Testimony ends in trial of teacher accused of assaulting student
Youth says he was hurt when teacher at Coral Harbour school pulled on his hoodie
A former Coral Harbour teacher is on trial for allegedly assaulting a young student at Sakku School in Coral Habour two years ago. (File photo)
Testimony in the trial of a former Coral Harbour teacher accused of assaulting a student came to a close Tuesday.
Michelle Wolf, 46, who taught at Sakku School in Coral Harbour, is charged with assaulting a pre-teen student on May 5, 2023. Her trial began Tuesday in Coral Harbour.
The student cannot be named due to a court-ordered publication ban.
On Tuesday, the youth testified he had asked Wolf to go to the bathroom. She agreed but then grabbed him by his hoodie “for a minute,” hurting his neck.
He described the pain level as a five on a scale of one to 10.
After the incident, he said, he told Wolf he was going to tell the principal and she replied, “Go right ahead.”
Defence lawyer Lisa Jean Helps questioned the youth’s memory of the event.
In her cross-examination, Helps suggested the student had disrupted Wolf’s math class after an older student took his hat. The pair were running around the classroom and on desks, she said.
The youth disagreed, saying he had been playing with friends.
Helps suggested the youth feared getting in trouble for chasing a fellow student and didn’t tell police about the bullying when he reported the incident five months later, in October 2023.
“I don’t know,” he said.
“Her grabbing your hood was a complete surprise?

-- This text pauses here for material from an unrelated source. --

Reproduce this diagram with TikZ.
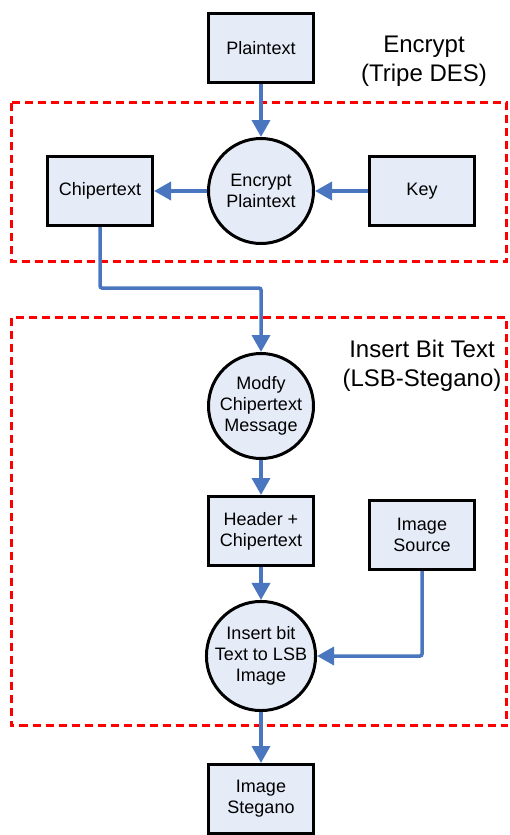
\documentclass[tikz,border=0pt]{standalone}
\usepackage{fontspec}
\setmainfont{Liberation Sans}
\usetikzlibrary{arrows.meta}

\definecolor{flowblue}{HTML}{4A76C0}
\definecolor{boxfill}{HTML}{E6ECF7}

\tikzset{
  databox/.style={draw,line width=3pt,fill=boxfill,minimum width=105pt,minimum height=69pt,
    align=center,font=\fontsize{18}{21}\selectfont},
  procnode/.style={draw,circle,line width=3pt,fill=boxfill,minimum size=105pt,inner sep=0pt,
    align=center,font=\fontsize{18}{21}\selectfont},
  flow/.style={draw=flowblue,line width=3.5pt,-{Triangle[width=18pt,length=17pt]}},
  region/.style={draw=red,line width=3pt,dash pattern=on 8pt off 5pt},
  regionlabel/.style={align=center,font=\fontsize{24}{29}\selectfont}
}

\begin{document}
\begin{tikzpicture}[x=1pt,y=-1pt]
\useasboundingbox (0,0) rectangle (510,835);

\draw[region] (11.5,102.5) rectangle (506.5,261.5);
\draw[region] (11.5,317.5) rectangle (506.5,725.5);

\node[regionlabel] (enclabel) at (424,61) {Encrypt\\(Tripe DES)};
\node[regionlabel] (lsblabel) at (422,366) {Insert Bit Text\\(LSB-Stegano)};

\node[databox] (plain) at (261,48) {Plaintext};
\node[procnode] (encrypt) at (261,191) {Encrypt\\Plaintext};
\node[databox] (chiper) at (100,191) {Chipertext};
\node[databox] (key) at (422,191) {Key};

\node[procnode] (modfy) at (261,406) {Modfy\\Chipertext\\Message};
\node[databox] (header) at (261,531) {Header +\\Chipertext};
\node[databox] (source) at (422,535) {Image\\Source};
\node[procnode] (insert) at (261,656) {Insert bit\\Text to LSB\\Image};
\node[databox] (stegano) at (261,799) {Image\\Stegano};

\coordinate (turn) at (100,288);

\draw[flow] (plain) -- (encrypt);
\draw[flow] (key) -- (encrypt);
\draw[flow] (encrypt) -- (chiper);
\draw[flow,rounded corners=2pt] (chiper) -- (turn) -| (modfy);
\draw[flow] (modfy) -- (header);
\draw[flow] (header) -- (insert);
\draw[flow,rounded corners=2pt] (source) |- (insert);
\draw[flow] (insert) -- (stegano);

\end{tikzpicture}
\end{document}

Because there was absolutely no reason for it that you could see?” Helps asked.
“Yeah,” he answered.
Wolf testified she grabbed the youth to stop the classroom disruption.
“Kids in the class were encouraging them, laughing. No one was helping the situation,” she said.
Helps asked Wolf why she grabbed the student.
“I thought they were going to get hurt or they would hurt somebody else,” she said.
Wolf said she didn’t intend to hurt the student but there was no other way to control the classroom.
Wolf said she brought the incident to the attention of the child’s homeroom teacher and vice-principal, and was told no further action was needed.
She said she did not have a good relationship with school administration, in particular the acting principal.
Helps asked if she thought the principal would support her against the student.
“Absolutely not,” Wolf replied.
Wolf left the school in June 2023. The next month, she filed a harassment complaint with the Government of Nunavut over treatment she said she received from the principal.
Helps noted that when the police report was filed in October, the principal’s partner and the student’s mother went to the police station with him.
Earlier, the youth testified that both the principal and her partner had told him they did not like Wolf.
Wolf had been a teacher for 22 years, but had been at the school for seven months when the incident occurred.
Under questioning by Crown prosecutor Romy Leclerc, Wolf agreed grabbing the boy’s hoodie had hurt him.
“Even two years later, you still don’t see any other way to have [dealt] with the situation? There was no other way to stop the [student] then by pulling his hoodie?” Leclerc asked
“No,” Wolf replied.
Both lawyers agreed many of the events described by the youth and Wolf matched.
However, while the defence claimed the student was grabbed after he disrupted Wolf’s class, the Crown suggested it was a separate incident that happened in the afternoon.
“At the end of the day, this is about a teacher, unsupported by the administration and dealing with a difficult situation,” Helps said in her closing argument.
The roughhousing put other students at risk and “unfortunately, Ms. Wolf did as much as she could to control the situation, including calling for help that didn’t come.”
Leclerc said, “We have in front of us two different versions of what happened that day.”
She maintained the student had been consistent in his testimony and did not agree with the defence’s contention that the incident happened in the morning.
Wolf agreed she pulled the hoodie and that it hurt the child, Leclerc said.
Leclerc, however, did not agree with Wolf’s contention that it was the only way to deal with the situation.
“She was a teacher for 22 years. Fights among children do happen on multiple occasions. There were other ways of dealing with the situation,” Leclerc said.
Justice Mia Manocchio is scheduled to deliver her verdict March 17 in court in Iqaluit.